No issue is more important than fairness. If we’re not comprehensive, underserved groups will fall through the cracks.” 


Danny Werfel

Commissioner, Internal Revenue Service

What does being comprehensive entail? Above all, Werfel says, it’s about spending time with the people the IRS is trying to serve. It’s easy to view the IRS as a faceless entity rather than a large group of employees; that can’t change until those employees have the bandwidth to engage directly with communities and learn firsthand what they need. Werfel himself had the chance to do just that during the event itself; during the question-and-answer session, an international AU student described the challenges of paying taxes as a non-citizen with American tax obligations, and Werfel acknowledged that the needs of every taxpayer group must be heard and addressed.  

More than anything, Werfel believes in the IRS’s positive impact. When asked why he left his job in the private sector to work in what Dean Marchick described as “one of the worst jobs in government,” he explained that he is inspired by the IRS’s workforce, which is ready for change and eager to make community connections. Where the IRS was once solely focused on assessment and tax collection, it is now looking for ways to utilize its role in reducing child poverty, increasing healthcare access, and addressing climate change. That couldn’t have happened, Werfel says, without the passion of the IRS’s people.  

“Nothing gets done at the IRS without the workforce,” he said.  

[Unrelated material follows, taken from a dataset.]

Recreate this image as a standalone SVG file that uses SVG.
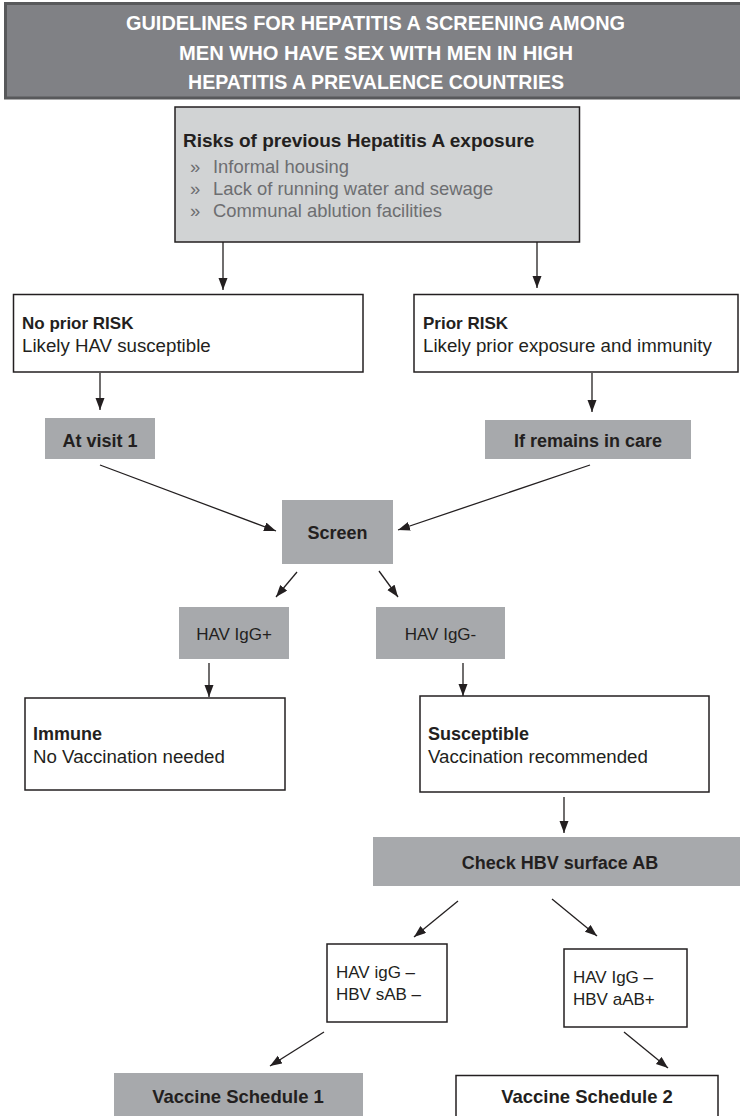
<svg xmlns="http://www.w3.org/2000/svg" width="740" height="1116" viewBox="0 0 740 1116">
<defs>
<marker id="ah" markerUnits="userSpaceOnUse" markerWidth="13" markerHeight="10" refX="12" refY="4.5" orient="auto">
<path d="M0,0 L12,4.5 L0,9 z" fill="#231f20"/>
</marker>
<style>
.t{font-family:"Liberation Sans",Arial,sans-serif;fill:#231f20;}
.b{font-weight:bold;font-size:18px;}
.r{font-size:18.7px;}
.s{font-size:17px;}
.bul{font-size:18.4px;fill:#6d6e71;}
.title{font-family:"Liberation Sans",Arial,sans-serif;font-weight:bold;font-size:20px;fill:#ffffff;}
.wbox{fill:#ffffff;stroke:#231f20;stroke-width:1.5;}
.gbox{fill:#a7a9ac;}
.conn line{stroke:#231f20;stroke-width:1.3;marker-end:url(#ah);}
</style>
</defs>
<rect width="740" height="1116" fill="#ffffff"/>
<g id="title">
<rect x="5.5" y="3.5" width="740" height="94.5" fill="#808185" stroke="#58595b" stroke-width="3"/>
<text class="title" x="375.5" y="30" text-anchor="middle" textLength="499" lengthAdjust="spacingAndGlyphs">GUIDELINES FOR HEPATITIS A SCREENING AMONG</text>
<text class="title" x="376" y="60" text-anchor="middle" textLength="394" lengthAdjust="spacingAndGlyphs">MEN WHO HAVE SEX WITH MEN IN HIGH</text>
<text class="title" x="376" y="89" text-anchor="middle" textLength="376" lengthAdjust="spacingAndGlyphs">HEPATITIS A PREVALENCE COUNTRIES</text>
</g>
<g id="risks">
<rect x="175" y="107" width="404.5" height="135" fill="#d1d3d4" stroke="#231f20" stroke-width="1.5"/>
<text class="t b" x="183" y="147" style="font-size:19px">Risks of previous Hepatitis A exposure</text>
<text class="t bul" x="190" y="173">»</text><text class="t bul" x="213" y="173">Informal housing</text>
<text class="t bul" x="190" y="195">»</text><text class="t bul" x="213" y="195">Lack of running water and sewage</text>
<text class="t bul" x="190" y="217">»</text><text class="t bul" x="213" y="217">Communal ablution facilities</text>
</g>
<g id="noprior">
<rect class="wbox" x="13.5" y="294.5" width="349.5" height="77.5"/>
<text class="t b" x="22" y="329" style="font-size:17px">No prior RISK</text>
<text class="t r" x="22" y="352">Likely HAV susceptible</text>
</g>
<g id="prior">
<rect class="wbox" x="414" y="294.5" width="324" height="77.5"/>
<text class="t b" x="423" y="329" style="font-size:17px">Prior RISK</text>
<text class="t r" x="423" y="352">Likely prior exposure and immunity</text>
</g>
<g id="atvisit">
<rect class="gbox" x="45" y="418" width="110" height="41"/>
<text class="t b" x="100" y="447" text-anchor="middle">At visit 1</text>
</g>
<g id="remains">
<rect class="gbox" x="485" y="420" width="206" height="39"/>
<text class="t b" x="588" y="447" text-anchor="middle">If remains in care</text>
</g>
<g id="screen">
<rect class="gbox" x="282" y="500" width="111" height="64"/>
<text class="t b" x="337.5" y="539" text-anchor="middle">Screen</text>
</g>
<g id="igg-pos">
<rect class="gbox" x="179" y="607" width="110" height="52"/>
<text class="t s" x="234" y="640" text-anchor="middle">HAV IgG+</text>
</g>
<g id="igg-neg">
<rect class="gbox" x="376" y="607" width="129" height="52"/>
<text class="t s" x="440.5" y="640" text-anchor="middle">HAV IgG-</text>
</g>
<g id="immune">
<rect class="wbox" x="25" y="698" width="260" height="92"/>
<text class="t b" x="33" y="740">Immune</text>
<text class="t r" x="33" y="763">No Vaccination needed</text>
</g>
<g id="susceptible">
<rect class="wbox" x="420" y="696" width="289" height="96"/>
<text class="t b" x="428" y="740">Susceptible</text>
<text class="t r" x="428" y="763">Vaccination recommended</text>
</g>
<g id="checkhbv">
<rect class="gbox" x="373" y="837" width="367" height="49"/>
<text class="t b" x="560" y="869" text-anchor="middle">Check HBV surface AB</text>
</g>
<g id="res1">
<rect class="wbox" x="327" y="944" width="120" height="78"/>
<text class="t s" x="336" y="978">HAV igG –</text>
<text class="t s" x="336" y="1000">HBV sAB –</text>
</g>
<g id="res2">
<rect class="wbox" x="564" y="949" width="123" height="78"/>
<text class="t s" x="573" y="983">HAV IgG –</text>
<text class="t s" x="573" y="1005">HBV aAB+</text>
</g>
<g id="vs1">
<rect class="gbox" x="114" y="1073" width="249" height="50"/>
<text class="t b" x="238" y="1103" text-anchor="middle" style="font-size:18.5px">Vaccine Schedule 1</text>
</g>
<g id="vs2">
<rect class="wbox" x="456" y="1075.5" width="262" height="50"/>
<text class="t b" x="587" y="1103" text-anchor="middle" style="font-size:18.5px">Vaccine Schedule 2</text>
</g>
<g id="connectors" class="conn">
<line x1="223" y1="242" x2="223" y2="290"/>
<line x1="537" y1="242" x2="537" y2="288"/>
<line x1="100" y1="373" x2="100" y2="410"/>
<line x1="592" y1="373" x2="592" y2="412"/>
<line x1="100" y1="465" x2="276" y2="531"/>
<line x1="590" y1="465" x2="398" y2="530"/>
<line x1="297" y1="572" x2="276" y2="597"/>
<line x1="379" y1="571" x2="398" y2="597"/>
<line x1="209" y1="663" x2="209" y2="697"/>
<line x1="463" y1="663" x2="463" y2="696"/>
<line x1="564" y1="797" x2="564" y2="833"/>
<line x1="458" y1="901" x2="414" y2="937"/>
<line x1="552" y1="899" x2="597" y2="936"/>
<line x1="324" y1="1032" x2="270" y2="1066"/>
<line x1="624" y1="1032" x2="668" y2="1068"/>
</g>
</svg>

Werfel left the students in the audience with the assurance that whatever their discipline or their goal, there’s a place in the IRS for anybody who wants to do impactful work. Werfel encouraged the university’s future finance and accounting experts, data analysts, and management pros alike to apply, as long as they’re interested in finding new ways to make a difference. For the IRS to truly be brought into the twenty-first century, it needs the ambition, know-how, and drive for a better world that AU’s students demonstrate every day.